Wilder mostrava, lá nos anos 50, a fantasia recorrente no universo masculino: a volta aos tempos de solteiro. Liberdade! Sozinhos, muitos machos da espécia, transformam-se em predadores. Mas lhes faltam garras e parceiros. Todos os amigos estão enjaulados, ou melhor, casados. No segundo dia solitários, deprimem-se em casa. Abrem antigos álbus de fotos, sentem falta do cotidiano, que é repetitivo, mas agitado. E percebem que aquela rotina lhes dá uma reconfortante sensação de utilidade.

Assim, meu nada irreal personagem decidiu que no próximo ano, levará a turma a um passeio inesquecível. Seja qual for a proposta: Floripa, Balneário Pinhal ou Acapulco. Se é um bom profissional no trabalho, será igualmente um parceiro organizado para dividir compromisso e lazer. E já avisou: retornará igual a um mandiopã tostado, sabor camarão, com certeza.

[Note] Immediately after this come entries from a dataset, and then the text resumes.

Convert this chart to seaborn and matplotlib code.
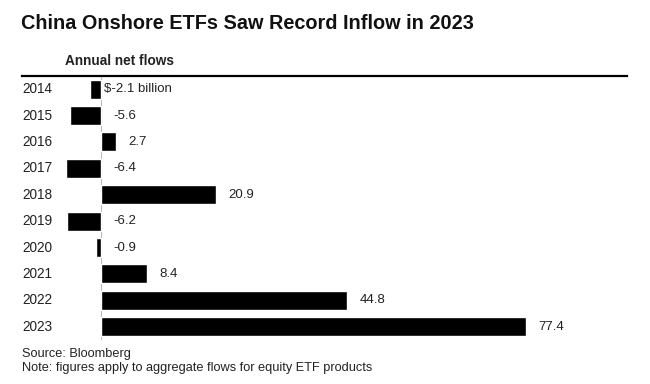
import matplotlib.pyplot as plt
import seaborn as sns
import pandas as pd

years = ['2014', '2015', '2016', '2017', '2018', '2019', '2020', '2021', '2022', '2023']
flows = [-2.1, -5.6, 2.7, -6.4, 20.9, -6.2, -0.9, 8.4, 44.8, 77.4]
labels = ['$-2.1 billion', '-5.6', '2.7', '-6.4', '20.9', '-6.2', '-0.9', '8.4', '44.8', '77.4']

df = pd.DataFrame({'year': years, 'flow': flows})

sns.set_style('white')
plt.rcParams['font.family'] = ['Liberation Sans', 'DejaVu Sans']

fig = plt.figure(figsize=[6.5, 3.84], dpi=100)
ax = fig.add_axes([0.034, 0.115, 0.931, 0.687])

sns.barplot(data=df, x='flow', y='year', orient='h', color='black',
            width=0.72, saturation=1, ax=ax)
ax.axvline(0, color='#bbbbbb', lw=0.8, zorder=0)

ax.set_xlim(-14.4, 95.8)
ax.set_ylim(9.5, -0.5)

# value labels
for i, (v, lab) in enumerate(zip(flows, labels)):
    off = 0.6 if i == 0 else 2.2
    ax.text(max(v, 0) + off, i, lab, va='center', ha='left', fontsize=9.5, color='#222222')

# year labels at the left edge
for i, y in enumerate(years):
    ax.text(0, i, y, va='center', ha='left', fontsize=9.8, color='#222222',
            transform=ax.get_yaxis_transform())

ax.set_xticks([])
ax.set_yticks([])
ax.set_xlabel('')
ax.set_ylabel('')
for s in ['left', 'right', 'bottom']:
    ax.spines[s].set_visible(False)
ax.spines['top'].set_linewidth(1.6)
ax.spines['top'].set_color('black')

fig.text(0.033, 0.94, 'China Onshore ETFs Saw Record Inflow in 2023',
         fontsize=14.3, fontweight='bold', va='center', ha='left', color='#111111')
fig.text(0.1, 0.842, 'Annual net flows', fontsize=9.8, fontweight='bold', va='center', ha='left',
         color='#222222')
fig.text(0.034, 0.078, 'Source: Bloomberg', fontsize=9.2, va='center', ha='left', color='#222222')
fig.text(0.034, 0.041, 'Note: figures apply to aggregate flows for equity ETF products',
         fontsize=9.2, va='center', ha='left', color='#222222')

plt.savefig('out.png', dpi=100)
plt.close()
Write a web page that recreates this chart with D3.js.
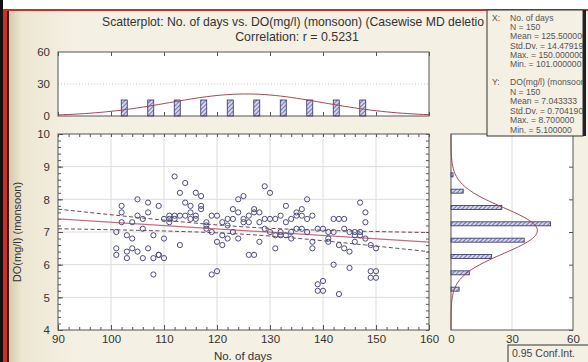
<!DOCTYPE html>
<html>
<head>
<meta charset="utf-8">
<script src="https://cdn.jsdelivr.net/npm/d3@7"></script>
<style>
  body { margin: 0; background: #fff; }
  svg text { font-family: "Liberation Sans", Arial, sans-serif; }
</style>
</head>
<body>
<svg id="chart" width="588" height="362"></svg>
<script>
// observations: three DO readings per day
var days = [101, 102, 103, 104, 105, 106, 107, 108, 109, 110,
            111, 112, 113, 114, 115, 116, 117, 118, 119, 120,
            121, 122, 123, 124, 125, 126, 127, 128, 129, 130,
            131, 132, 133, 134, 135, 136, 137, 138, 139, 140,
            141, 142, 143, 144, 145, 146, 147, 148, 149, 150];
var doByDay = [
  [7.0, 6.5, 6.3], [7.8, 7.6, 7.3], [6.9, 6.4, 6.2], [7.3, 6.8, 6.5], [8.0, 7.5, 6.4],
  [7.4, 7.1, 6.2], [7.9, 7.6, 6.5], [6.9, 6.2, 5.7], [7.8, 6.3, 6.3], [7.4, 6.8, 6.2],
  [7.5, 7.4, 7.3], [8.7, 7.5, 7.4], [8.2, 7.5, 6.6], [8.5, 7.9, 7.5], [7.8, 7.6, 7.4],
  [8.2, 7.5, 7.4], [8.1, 7.8, 7.7], [7.3, 7.2, 7.1], [7.5, 7.0, 5.7], [7.5, 6.7, 5.8],
  [7.3, 6.9, 6.6], [7.4, 7.2, 6.8], [7.7, 7.4, 7.0], [8.0, 7.6, 6.8], [8.1, 7.4, 7.3],
  [7.5, 7.3, 6.3], [7.7, 7.6, 6.3], [7.6, 7.3, 6.7], [8.4, 7.4, 7.1], [8.2, 7.4, 7.0],
  [7.4, 6.9, 6.5], [7.5, 7.0, 6.9], [7.8, 7.3, 6.9], [7.4, 7.0, 6.8], [7.6, 7.5, 7.1],
  [7.7, 7.5, 7.1], [8.0, 7.4, 7.0], [7.5, 6.7, 6.5], [7.1, 5.4, 5.2], [7.1, 5.5, 5.2],
  [7.0, 6.8, 6.7], [7.4, 7.0, 6.0], [7.4, 6.6, 5.1], [7.4, 7.1, 6.5], [7.0, 6.4, 5.9],
  [7.0, 6.9, 6.7], [7.9, 7.0, 6.9], [7.6, 7.3, 6.8], [6.6, 5.8, 5.6], [6.5, 5.8, 5.6]
];

// marginal histograms
var dayBinCenters = [102.5, 107.5, 112.5, 117.5, 122.5, 127.5, 132.5, 137.5, 142.5, 147.5];
var dayBinCounts = [15, 15, 15, 15, 15, 15, 15, 15, 15, 15];
var doBinCenters = [5.25, 5.75, 6.25, 6.75, 7.25, 7.75, 8.25, 8.75];
var doBinCounts = [4, 9, 20, 36, 49, 25, 6, 1];

// fitted line and summary stats
var fitStart = [90, 7.40];
var fitEnd = [160, 6.69];
var nObs = 150;
var dayMean = 125.5, daySd = 14.4792, dayBinWidth = 5;
var doMean = 7.043333, doSd = 0.70419, doBinWidth = 0.5;
var residSd = 0.70;

var xTicks = [90, 100, 110, 120, 130, 140, 150, 160];
var yTicks = [4, 5, 6, 7, 8, 9, 10];
var countTicks = [0, 30, 60];

var statsX = ["No. of days", "N = 150", "Mean = 125.500000", "Std.Dv. = 14.479196", "Max. = 150.000000", "Min. = 101.000000"];
var statsY = ["DO(mg/l) (monsoon)", "N = 150", "Mean = 7.043333", "Std.Dv. = 0.704190", "Max. = 8.700000", "Min. = 5.100000"];

var svg = d3.select('#chart');
var ink = '#333';
var fmt = d3.format('d');

var x = d3.scaleLinear().domain([90, 160]).range([58, 429]);
var y = d3.scaleLinear().domain([4, 10]).range([330, 134]);
var topY = d3.scaleLinear().domain([0, 60]).range([116, 52]);
var rightX = d3.scaleLinear().domain([0, 60]).range([451, 573]);

function drawFrame() {
  var defs = svg.append('defs');
  var grad = defs.append('linearGradient').attr('id', 'panel');
  grad.append('stop').attr('offset', '0%').attr('stop-color', '#cdbf9c');
  grad.append('stop').attr('offset', '3%').attr('stop-color', '#ede6d2');
  grad.append('stop').attr('offset', '12%').attr('stop-color', '#f4f0e3');
  grad.append('stop').attr('offset', '100%').attr('stop-color', '#f4f0e3');

  var hatch = defs.append('pattern').attr('id', 'hatch')
    .attr('patternUnits', 'userSpaceOnUse').attr('width', 3).attr('height', 3)
    .attr('patternTransform', 'rotate(45)');
  hatch.append('rect').attr('width', 3).attr('height', 3).attr('fill', '#d4d4ee');
  hatch.append('line').attr('x1', 0).attr('y1', 0).attr('x2', 0).attr('y2', 3)
    .attr('stroke', '#3c3c78').attr('stroke-width', 1.2);

  svg.append('rect').attr('width', 588).attr('height', 362).attr('fill', '#fff');
  svg.append('rect').attr('x', 4).attr('y', 10).attr('width', 590).attr('height', 360)
    .attr('fill', 'url(#panel)');
  svg.append('rect').attr('x', 0).attr('y', 0).attr('width', 3).attr('height', 362).attr('fill', '#111');
  svg.append('rect').attr('x', 3).attr('y', 9).attr('width', 4).attr('height', 353).attr('fill', '#c8302c');
  svg.append('rect').attr('x', 7).attr('y', 11).attr('width', 2).attr('height', 351).attr('fill', '#3a1a16');
  svg.append('rect').attr('x', 3).attr('y', 9).attr('width', 585).attr('height', 2).attr('fill', '#c8302c');
}

function drawTitle() {
  // the title runs under the stats box in the original, so only this much shows
  svg.append('text')
    .attr('x', 102).attr('y', 26).attr('font-size', 12.2).attr('fill', ink)
    .text('Scatterplot: No. of days vs. DO(mg/l) (monsoon) (Casewise MD deletio');
  svg.append('text').attr('x', 297).attr('y', 41).attr('text-anchor', 'middle')
    .attr('font-size', 12.4).attr('fill', ink)
    .text('Correlation: r = 0.5231');
}

function styleAxis(g) {
  g.select('.domain').remove();
  g.selectAll('line').attr('stroke', '#555');
  g.selectAll('text').attr('font-size', 11.5).attr('fill', ink);
}

function drawMain() {
  svg.append('rect').attr('x', 58).attr('y', 134).attr('width', 371).attr('height', 196).attr('fill', '#fff');

  // grid
  svg.append('g').selectAll('line').data([100, 110, 120, 130, 140, 150]).join('line')
    .attr('x1', d => x(d)).attr('x2', d => x(d)).attr('y1', 134).attr('y2', 330)
    .attr('stroke', '#dcdcdc');
  svg.append('g').selectAll('line').data([5, 6, 7, 8, 9]).join('line')
    .attr('y1', d => y(d)).attr('y2', d => y(d)).attr('x1', 58).attr('x2', 429)
    .attr('stroke', '#dcdcdc');

  // inward tick marks on all four sides
  var minorX = d3.range(90, 161, 2), minorY = d3.range(4, 10.01, 0.2);
  [[d3.axisBottom(x), 330], [d3.axisTop(x), 134]].forEach(function (a) {
    svg.append('g').attr('transform', 'translate(0,' + a[1] + ')')
      .call(a[0].tickValues(minorX).tickSize(-3).tickFormat('')).call(styleAxis);
  });
  [[d3.axisLeft(y), 58], [d3.axisRight(y), 429]].forEach(function (a) {
    svg.append('g').attr('transform', 'translate(' + a[1] + ',0)')
      .call(a[0].tickValues(minorY).tickSize(-3).tickFormat('')).call(styleAxis);
  });

  svg.append('g').attr('transform', 'translate(0,330)')
    .call(d3.axisBottom(x).tickValues(xTicks).tickFormat(fmt).tickSize(-5).tickPadding(5)).call(styleAxis);
  svg.append('g').attr('transform', 'translate(58,0)')
    .call(d3.axisLeft(y).tickValues(yTicks).tickFormat(fmt).tickSize(-5).tickPadding(8)).call(styleAxis);

  // confidence band and fit
  var slope = (fitEnd[1] - fitStart[1]) / (fitEnd[0] - fitStart[0]);
  var sxx = (nObs - 1) * daySd * daySd;
  function fit(d) { return fitStart[1] + slope * (d - fitStart[0]); }
  function half(d) { return 1.976 * residSd * Math.sqrt(1 / nObs + (d - dayMean) * (d - dayMean) / sxx); }
  var xs = d3.range(90, 160.5, 1);
  var line = d3.line().x(d => x(d[0])).y(d => y(d[1]));
  [1, -1].forEach(function (s) {
    svg.append('path').attr('d', line(xs.map(d => [d, fit(d) + s * half(d)])))
      .attr('fill', 'none').attr('stroke', '#6a4650').attr('stroke-width', 1)
      .attr('stroke-dasharray', '4,2.5');
  });
  svg.append('path').attr('d', line([fitStart, fitEnd]))
    .attr('fill', 'none').attr('stroke', '#c07080').attr('stroke-width', 1.2);

  var pts = [];
  days.forEach(function (d, i) {
    doByDay[i].forEach(function (v) { pts.push([d, v]); });
  });
  svg.append('g').selectAll('circle').data(pts).join('circle')
    .attr('cx', d => x(d[0])).attr('cy', d => y(d[1])).attr('r', 2.6)
    .attr('fill', 'none').attr('stroke', '#4c4c7c').attr('stroke-width', 1);

  svg.append('rect').attr('x', 58).attr('y', 134).attr('width', 371).attr('height', 196)
    .attr('fill', 'none').attr('stroke', '#555');

  svg.append('text').attr('x', 243).attr('y', 360).attr('text-anchor', 'middle')
    .attr('font-size', 11.5).attr('fill', ink).text('No. of days');
  svg.append('text').attr('transform', 'translate(21,232) rotate(-90)')
    .attr('text-anchor', 'middle').attr('font-size', 11).attr('fill', ink)
    .text('DO(mg/l) (monsoon)');
}

function drawTopHist() {
  svg.append('rect').attr('x', 58).attr('y', 52).attr('width', 371).attr('height', 64).attr('fill', '#fff');
  svg.append('line').attr('x1', 58).attr('x2', 429).attr('y1', topY(30)).attr('y2', topY(30))
    .attr('stroke', '#c8c8c8').attr('stroke-dasharray', '1,2');

  svg.append('g').attr('transform', 'translate(0,116)')
    .call(d3.axisBottom(x).tickValues(xTicks).tickSize(-4).tickFormat('')).call(styleAxis);
  svg.append('g').attr('transform', 'translate(0,52)')
    .call(d3.axisTop(x).tickValues(xTicks).tickSize(-4).tickFormat('')).call(styleAxis);
  svg.append('g').attr('transform', 'translate(58,0)')
    .call(d3.axisLeft(topY).tickValues(countTicks).tickSize(0).tickPadding(8)).call(styleAxis);

  var curve = d3.range(90, 160.5, 1).map(function (d) {
    var z = (d - dayMean) / daySd;
    return [d, nObs * dayBinWidth * Math.exp(-z * z / 2) / (daySd * Math.sqrt(2 * Math.PI))];
  });
  svg.append('g').selectAll('rect').data(dayBinCenters).join('rect')
    .attr('x', d => x(d) - 3).attr('width', 6)
    .attr('y', (d, i) => topY(dayBinCounts[i])).attr('height', (d, i) => 116 - topY(dayBinCounts[i]))
    .attr('fill', 'url(#hatch)').attr('stroke', '#2e2e66').attr('stroke-width', 0.8);
  svg.append('path').attr('d', d3.line().x(d => x(d[0])).y(d => topY(d[1]))(curve))
    .attr('fill', 'none').attr('stroke', '#a04a58').attr('stroke-width', 1);

  svg.append('rect').attr('x', 58).attr('y', 52).attr('width', 371).attr('height', 64)
    .attr('fill', 'none').attr('stroke', '#555');
}

function drawRightHist() {
  svg.append('rect').attr('x', 451).attr('y', 134).attr('width', 122).attr('height', 196).attr('fill', '#fff');
  svg.append('line').attr('x1', rightX(30)).attr('x2', rightX(30)).attr('y1', 134).attr('y2', 330)
    .attr('stroke', '#dcdcdc');

  svg.append('g').attr('transform', 'translate(573,0)')
    .call(d3.axisRight(y).tickValues(yTicks).tickSize(-4).tickFormat('')).call(styleAxis);
  svg.append('g').attr('transform', 'translate(0,330)')
    .call(d3.axisBottom(rightX).tickValues(countTicks).tickSize(0).tickPadding(5)).call(styleAxis);

  svg.append('g').selectAll('rect').data(doBinCenters).join('rect')
    .attr('y', d => y(d) - 2).attr('height', 4).attr('x', 451)
    .attr('width', (d, i) => rightX(doBinCounts[i]) - 451)
    .attr('fill', 'url(#hatch)').attr('stroke', '#2e2e66').attr('stroke-width', 0.8);

  var curve = d3.range(4, 10.01, 0.05).map(function (v) {
    var z = (v - doMean) / doSd;
    return [v, nObs * doBinWidth * Math.exp(-z * z / 2) / (doSd * Math.sqrt(2 * Math.PI))];
  });
  svg.append('path').attr('d', d3.line().x(d => rightX(d[1])).y(d => y(d[0]))(curve))
    .attr('fill', 'none').attr('stroke', '#a04a58').attr('stroke-width', 1);

  svg.append('rect').attr('x', 451).attr('y', 134).attr('width', 122).attr('height', 196)
    .attr('fill', 'none').attr('stroke', '#555');
}

function drawStats() {
  svg.append('clipPath').attr('id', 'statClip')
    .append('rect').attr('x', 487).attr('y', 10).attr('width', 96).attr('height', 126);
  svg.append('rect').attr('x', 487).attr('y', 10).attr('width', 96).attr('height', 126)
    .attr('fill', '#f4f0e3').attr('stroke', '#333').attr('stroke-width', 1);
  var g = svg.append('g').attr('clip-path', 'url(#statClip)')
    .attr('font-size', 8.6).attr('fill', '#555');
  g.append('text').attr('x', 492).attr('y', 21).text('X:');
  g.append('text').attr('x', 492).attr('y', 85).text('Y:');
  g.selectAll('.sx').data(statsX).join('text')
    .attr('x', 510).attr('y', (d, i) => 21 + i * 9.2).text(d => d);
  g.selectAll('.sy').data(statsY).join('text')
    .attr('x', 510).attr('y', (d, i) => 85 + i * 9.6).text(d => d);
  svg.append('rect').attr('x', 583).attr('y', 10).attr('width', 3).attr('height', 126).attr('fill', '#222');
}

function drawLegend() {
  svg.append('rect').attr('x', 508).attr('y', 345).attr('width', 90).attr('height', 30)
    .attr('fill', '#f4f0e3').attr('stroke', '#333');
  svg.append('text').attr('x', 512).attr('y', 357).attr('font-size', 10.5).attr('fill', '#444')
    .text('0.95 Conf.Int.');
}

drawFrame();
drawTitle();
drawTopHist();
drawMain();
drawRightHist();
drawStats();
drawLegend();
</script>
</body>
</html>
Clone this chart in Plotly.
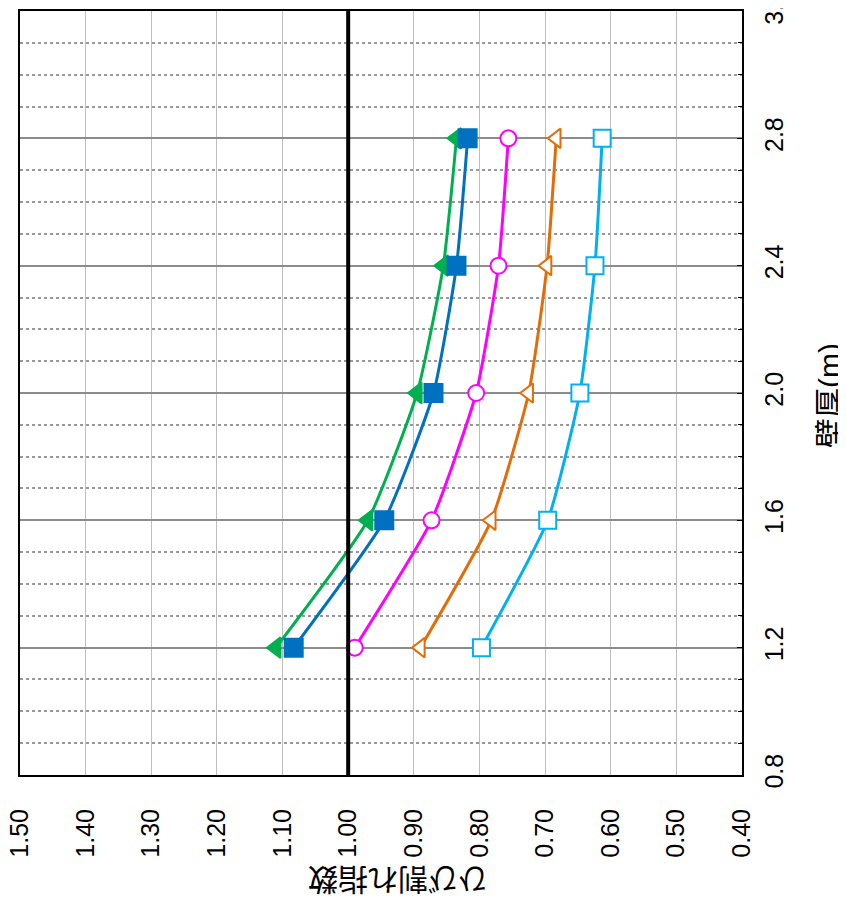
import plotly.graph_objects as go

# 壁厚 (m) -> vertical axis after rotation
wall_thickness = [1.2, 1.6, 2.0, 2.4, 2.8]

# ひび割れ指数 for each case
case_green = [1.11, 0.97, 0.895, 0.855, 0.835]
case_blue = [1.083, 0.945, 0.87, 0.835, 0.818]
case_magenta = [0.99, 0.873, 0.805, 0.771, 0.756]
case_orange = [0.89, 0.782, 0.725, 0.697, 0.683]
case_cyan = [0.797, 0.696, 0.647, 0.624, 0.613]

index_ticks = [1.5, 1.4, 1.3, 1.2, 1.1, 1.0, 0.9, 0.8, 0.7, 0.6, 0.5, 0.4]
index_labels = [f"{v:.2f}" for v in index_ticks]
thickness_ticks = [0.8, 1.2, 1.6, 2.0, 2.4, 2.8, 3.2]
thickness_labels = [f"{v:.1f}" for v in thickness_ticks]

THRESHOLD = 1.0
FONT = "Liberation Sans, Arial, Noto Sans CJK JP"

series = [
    ("ケース1", case_green, "#00B050", "triangle-left", "#00B050", 18),
    ("ケース2", case_blue, "#0070C0", "square", "#0070C0", 18),
    ("ケース3", case_magenta, "#FF00FF", "circle", "white", 16),
    ("ケース4", case_orange, "#E36C09", "triangle-left", "white", 17),
    ("ケース5", case_cyan, "#00B0F0", "square", "white", 17),
]

fig = go.Figure()

for name, vals, color, symbol, fill, size in series:
    fig.add_trace(go.Scatter(
        x=vals, y=wall_thickness, name=name, mode="lines+markers",
        line=dict(color=color, width=3, shape="spline", smoothing=0.5),
        marker=dict(symbol=symbol, size=size, color=fill,
                    line=dict(color=color, width=2)),
        showlegend=False, cliponaxis=False,
    ))

fig.add_vline(x=THRESHOLD, line_color="black", line_width=4)

fig.update_xaxes(
    range=[1.5, 0.4], tickvals=index_ticks, ticktext=index_labels,
    tickangle=-90, ticklabelstandoff=22, automargin=False,
    ticklabeloverflow="allow",
    tickfont=dict(size=25, color="black", family=FONT),
    showgrid=True, gridcolor="#BEBEBE", gridwidth=1,
    showline=True, linecolor="black", linewidth=2, mirror=True,
    zeroline=False,
)
fig.update_yaxes(
    range=[0.7999, 3.2001], side="right", tickvals=thickness_ticks, ticktext=thickness_labels,
    tickangle=-90, ticks="inside", ticklen=5, tickcolor="black", ticklabelstandoff=9,
    automargin=False, ticklabeloverflow="allow",
    tickfont=dict(size=25, color="black", family=FONT),
    showgrid=True, gridcolor="#8C8C8C", gridwidth=2,
    minor=dict(dtick=0.1, showgrid=True, gridcolor="#999999", griddash="dot",
               gridwidth=1.5, ticks="inside", ticklen=4, tickcolor="black"),
    showline=True, linecolor="black", linewidth=2, mirror=True,
    zeroline=False,
)

fig.add_annotation(text="壁厚(m)", xref="paper", yref="paper", x=1.1205, y=0.496,
                   xanchor="center", yanchor="middle",
                   showarrow=False, textangle=-90,
                   font=dict(size=30, color="black", family=FONT))
fig.add_annotation(text="ひび割れ指数", xref="paper", yref="paper", x=0.5235, y=-0.137,
                   xanchor="center", yanchor="middle",
                   showarrow=False, textangle=180,
                   font=dict(size=30, color="black", family=FONT))

# the page body adds an 8px offset, so margins are trimmed to keep the plot box in place
fig.update_layout(
    width=846, height=899,
    margin=dict(l=12, r=112, t=3, b=132),
    paper_bgcolor="white", plot_bgcolor="white",
)

fig.write_html("out.html")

OBS: Os jovens aí não sabem o que é Mandiopã? É o pai brasileiro dos salgadinhos de hoje. Lançado em 1954, no tempo em que os salgadinhos "chips" ainda não existiam, precisava ser frito – em óleo. Hoje ainda aé assim. Hoje, existem centenas de marcas, tipos e sabores. Eles vem prontos, menos engraxados, mas cheios de sódio e gordura trans. Mas ainda existe o velho mandiopã – fabricado em Limeira (SP), criação de seu Antônio Gomercindo, dono da fábrica e que não conta o segredo da receita de jeito nenhum.

2 comentários:

Léa Aragón disse...

Por que será que este teu personagem me lembra alguém que conheço???

Ari Teixeira disse...

Os seres humanos são muito parecidos em suas reações. Mas quem sabe, inadvertidamente, vesti meu personagem com característica de alguém conhecido.